A integração dos trabalhadores estrangeiros no setor não é apenas uma questão de mão de obra. É uma questão de justiça social e de visão estratégica. Muitos destes homens chegam com experiência de pesca nos seus países de origem, mas em Portugal veem-se confrontados com burocracias intermináveis e um processo de reconhecimento de competências que pouco tem de objetivo ou eficaz.

É urgente criar mecanismos céleres, justos e transparentes que permitam a equiparação das competências adquiridas no estrangeiro. Não faz sentido que um trabalhador com anos de mar tenha de recomeçar do zero. Esta barreira administrativa agrava a falta de pessoal e dificulta a dignificação do trabalho marítimo. Mais uma vez, a Lei parece feita por quem nunca pisou o convés de uma embarcação.

O desassoreamento da barra: um perigo constante. Há ainda problemas que não se veem de imediato, mas que ameaçam a nossa atividade de forma muito concreta. O desassoreamento da barra do nosso porto de pesca é um desses casos.

É uma questão que se arrasta há demasiado tempo e que põe em causa a segurança dos pescadores e das embarcações. A acumulação de sedimentos e areia na entrada da barra compromete a segurança da navegação e entrar ou sair do porto tornou-se, para muitos, um exercício de risco. E quando o risco ultrapassa o aceitável, os barcos ficam em terra ou não entram.

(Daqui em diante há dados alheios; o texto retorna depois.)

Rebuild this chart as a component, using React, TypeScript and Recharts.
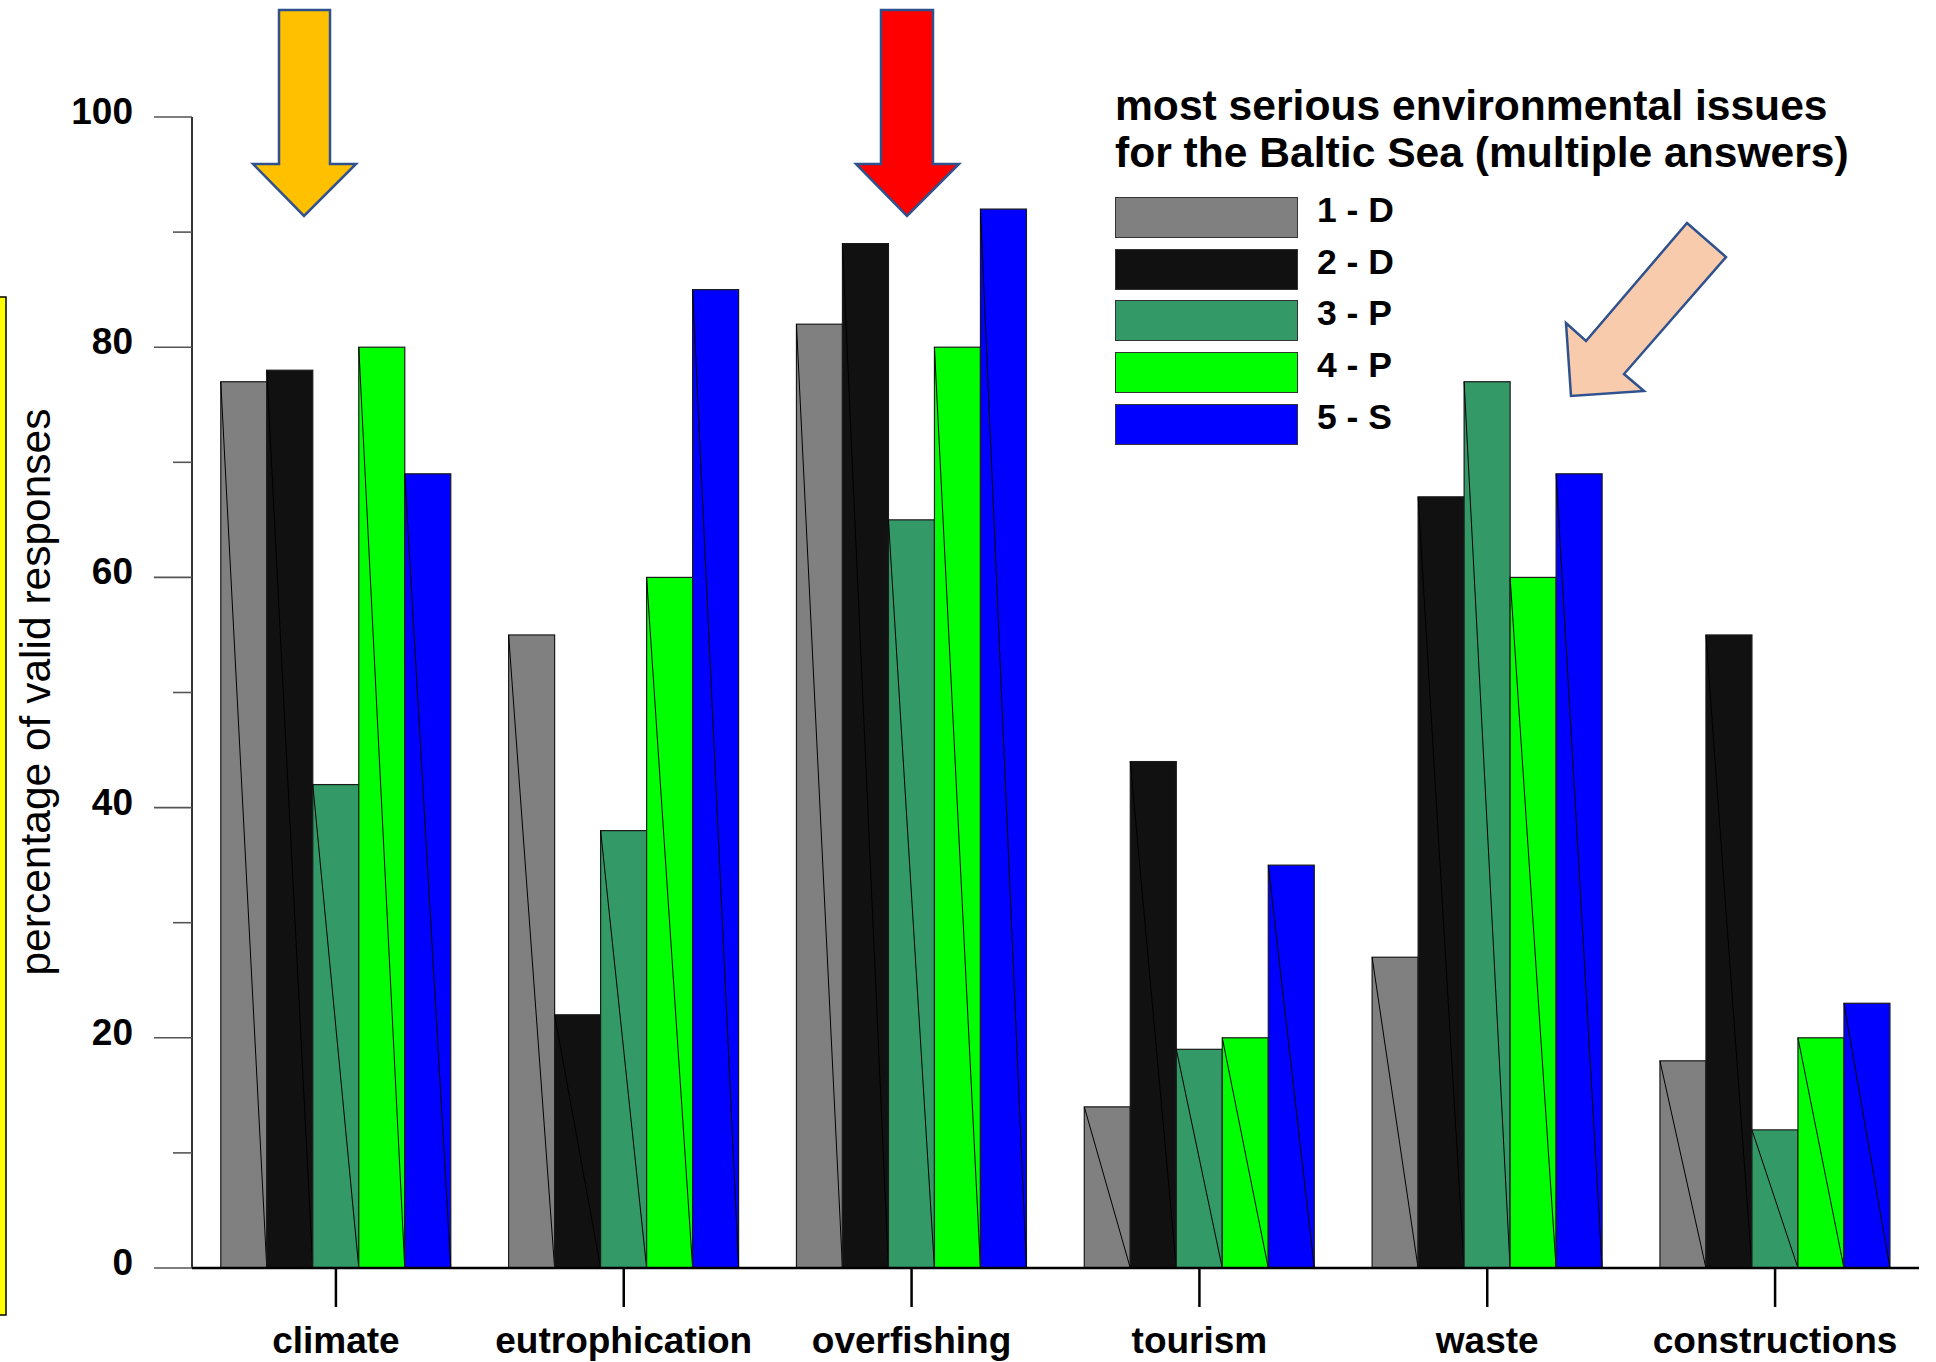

As dragagens são prometidas, mas tardam. As intervenções são feitas, mas insuficientes. E nós continuamos a ver o assoreamento avançar, enquanto nos pedem paciência e compreensão.

Queremos dar palco a quem raramente o tem. E queremos, acima de tudo, contribuir para que a pesca tenha o reconhecimento que merece na nossa economia, na nossa cultura e na nossa política.

Mas esta rubrica não será feita só por nós e para nós APROPESCA. Queremos que ela seja feita convosco — pescadores, armadores, comerciantes, consumidores, amantes do mar. Este espaço será tão mais rico quanto mais vozes trouxermos para ele. Por isso, convidamos todos a participar, a sugerir temas, a contar histórias, a levantar questões. Porque não queremos apenas denunciar: queremos contribuir para soluções.

Estamos conscientes de que há muito a fazer. Que há lutas que já duram há décadas. Mas também acreditamos que é com informação, com diálogo e com persistência que se constroem mudanças duradouras. E é por isso que aqui estamos: para falar do mar com verdade, com conhecimento e com paixão.

A pesca não é apenas um setor. É um modo de vida. É um bem público. É um alimento. E é, sobretudo, um espelho da forma como tratamos o nosso território, os nossos recursos e
os nossos trabalhadores. Que esta rubrica seja a nossa voz em terra firme.